# new member with a generator question



## james24641 (Nov 4, 2017)

Hello,

I have a technical question about the duramax 4850EH propane/gas generator. I have two questions: the first question: I know the generator is designed to use tank pressure to its regulator with primer from 20lb barbecue tanks. I have installed a high pressure regulator (60psi) to deliver gas from a 100lb cylinder to the generator through a 15ft stainless high pressure hose connecting directly to the generators regulator. It seems to run fine. I know the 60 psi is not tank pressure which runs from 100psi up to 200psi in the hot summer, so will this pressure work under load and cold conditions usually around 20-30deg f occasionally zero f temps sometimes??? 

My second (2nd) question is about pressure in the lines. I noticed when I installed the high pressure regulator and hose. When I was done and the generator was off and I turned off the tank gas at the tank cutoff, the gauge on the tank regulator showed a slow drop in the system. The system being the tank high pressure regulator, stainless 15ft hose and the regulator on the generator. It drop from about 62 psi to around 55psi in 20-30 mins and then it was around 45 psi in 3 hours. I checked the entire regulator, all connections and everything with soapy water and no leaks show. Does the generators built in regulator slowly leak pressure from the system normally in the time span I gave with the engine not running??? I want to make sure everything is ok??? Thank you guys again.


----------



## aandpdan (Oct 8, 2012)

Hi,

The pressure in the 20lb and 100lb tanks is the same and varies.

Whether or not it runs in 20-30 degree weather, I'm guessing you mean fahrenheit, that depends. Propane is stored as a liquid and "boils off" to produce the gas that your engine runs on. If you've ever seen a propane tank ice up on the outside the demand is too great and you could run out of gas even though there is plenty of propane in the tank. Once the tank warms up, it'll boil off more and you'll be able to run your generator again. Bigger tank, more vaporization, longer run when cold.

No regulator should be designed to leak.


----------



## james24641 (Nov 4, 2017)

thank you for replying. What I wonder is that pressure testing on some sites say that if the pressure in the lines stay good for 3-4 mins and no leaks all is good. they say no system is airtight for a long period. But, I noticed today there was still around 25 psi in the lines from overnight. if the pressure is not dropping that fast, what do you think it is? do you think it is safe to use? is the leak through the gen regulator? I cannot find any leaks on the connections points? what should I do? what would you do? thanks again. sorry for the many questions.


----------



## KRE (Nov 29, 2011)

james24641 said:


> What I wonder is that pressure testing on some sites say that if the pressure in the lines stay good for 3-4 mins and no leaks all is good. they say no system is airtight for a long period. But, I noticed today there was still around 25 psi in the lines from overnight. if the pressure is not dropping that fast, what do you think it is? do you think it is safe to use? is the leak through the gen regulator? I cannot find any leaks on the connections points? what should I do? what would you do? thanks again. sorry for the many questions.

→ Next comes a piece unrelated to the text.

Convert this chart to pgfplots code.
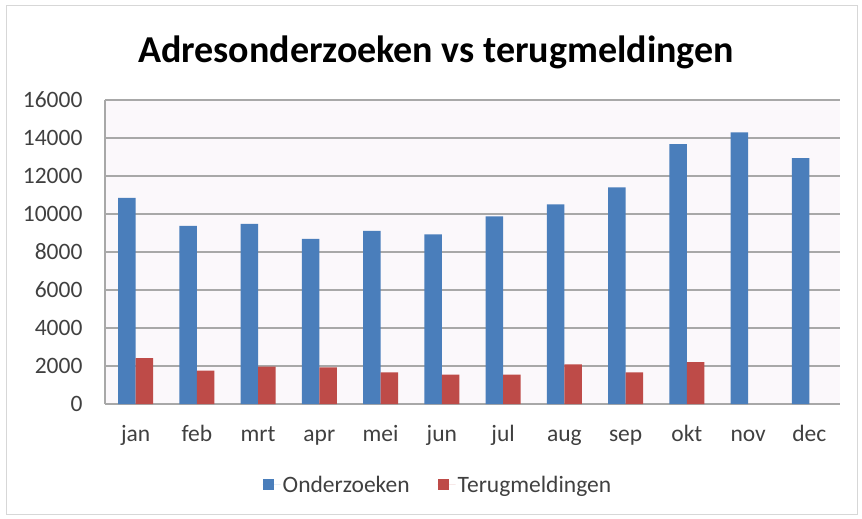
\documentclass[border=0pt]{standalone}
\usepackage{pgfplots}
\pgfplotsset{compat=1.18}
\usepackage{fontspec}
\setmainfont{Carlito}
\definecolor{exblue}{HTML}{4A7EBB}
\definecolor{exred}{HTML}{BE4B48}
\definecolor{gridc}{HTML}{A8A8A8}
\definecolor{txt}{HTML}{404040}
\definecolor{framec}{HTML}{D7D7D7}
\definecolor{plotbg}{HTML}{FBF8FB}
\begin{document}
\begin{tikzpicture}
\path[use as bounding box] (-105pt,-115pt) rectangle (757pt,404pt);
\draw[line width=1pt, framec] (-98pt,398pt) rectangle (752pt,-110pt);
\begin{axis}[
  at={(0pt,0pt)}, anchor=south west,
  scale only axis, width=735pt, height=304pt,
  ybar=0pt, bar width=17.5pt,
  xmin=-0.5, xmax=11.5, ymin=0, ymax=16000,
  xtick={0,...,11},
  xticklabels={jan,feb,mrt,apr,mei,jun,jul,aug,sep,okt,nov,dec},
  ytick={0,2000,...,16000},
  scaled y ticks=false,
  /pgf/number format/1000 sep={},
  /pgf/number format/assume math mode=true,
  axis x line=bottom, axis y line=left,
  axis line style={gridc, line width=1.2pt, -},
  major tick length=0pt,
  ymajorgrids, grid style={gridc, line width=1.2pt},
  axis background/.style={fill=plotbg},
  tick label style={font=\fontsize{23.5}{26}\selectfont, text=txt},
  yticklabel style={xshift=-19pt},
  xticklabel style={text height=0.75em, text depth=0.2em, yshift=-26pt},
  legend style={at={(axis description cs:0.453,-0.266)}, anchor=center,
    draw=none, fill=none, font=\fontsize{23.5}{26}\selectfont, text=txt,
    /tikz/every even column/.append style={column sep=26pt}},
  legend columns=2,
  legend image code/.code={\fill[#1] (0pt,-5.5pt) rectangle (11pt,5.5pt); \path (0pt,0pt) -- (18pt,0pt);},
]
\addplot[fill=exblue, draw=none] coordinates {
(0,10850) (1,9370) (2,9480) (3,8690) (4,9110) (5,8930)
(6,9880) (7,10500) (8,11400) (9,13680) (10,14300) (11,12940)};
\addplot[fill=exred, draw=none] coordinates {
(0,2410) (1,1760) (2,1970) (3,1930) (4,1670) (5,1550)
(6,1550) (7,2090) (8,1670) (9,2200)};
\legend{Onderzoeken,Terugmeldingen}
\end{axis}
\node[font=\bfseries\fontsize{38}{42}\selectfont] at (331pt,352pt) {Adresonderzoeken vs terugmeldingen};
\end{tikzpicture}
\end{document}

Unless you have a vacuum lock off, or a voltage operated valve at the vaporizer it's most likely very slowly leaking into the engine. You can test that via removing the carb intake an bagging it air tight, an doing the same with the exhaust. If the bags inflate that's where it's going. You should never leak test any gas system with over 5-10psi max as many things influence pressure readings, but at low pressure you can get correct readings very quickly. Pressurize the system to 5 psi, shut the fuel valves, soap everything(including gauge/hose ect) an watch for pressure drop an bubbles. If the pressure stays the same for 10 minutes, your good, if not locate the leak. If you have lines underground you can have leaks in a solid line that will not smell above ground, so testing before an after is required, if no leaks there the line is the issue and you'll have to dig it up an replace it. (Some soil will eat at copper,(an black iron/galvanized pipe) the reason most copper/pipe now has a plastic yellow shield or 100% plastic) (I know you have no lines below grade but others that read here might)

Hope this helps,
Kenneth


----------



## james24641 (Nov 4, 2017)

thank you very much. I will definitely do more testing. thanks again. James.


----------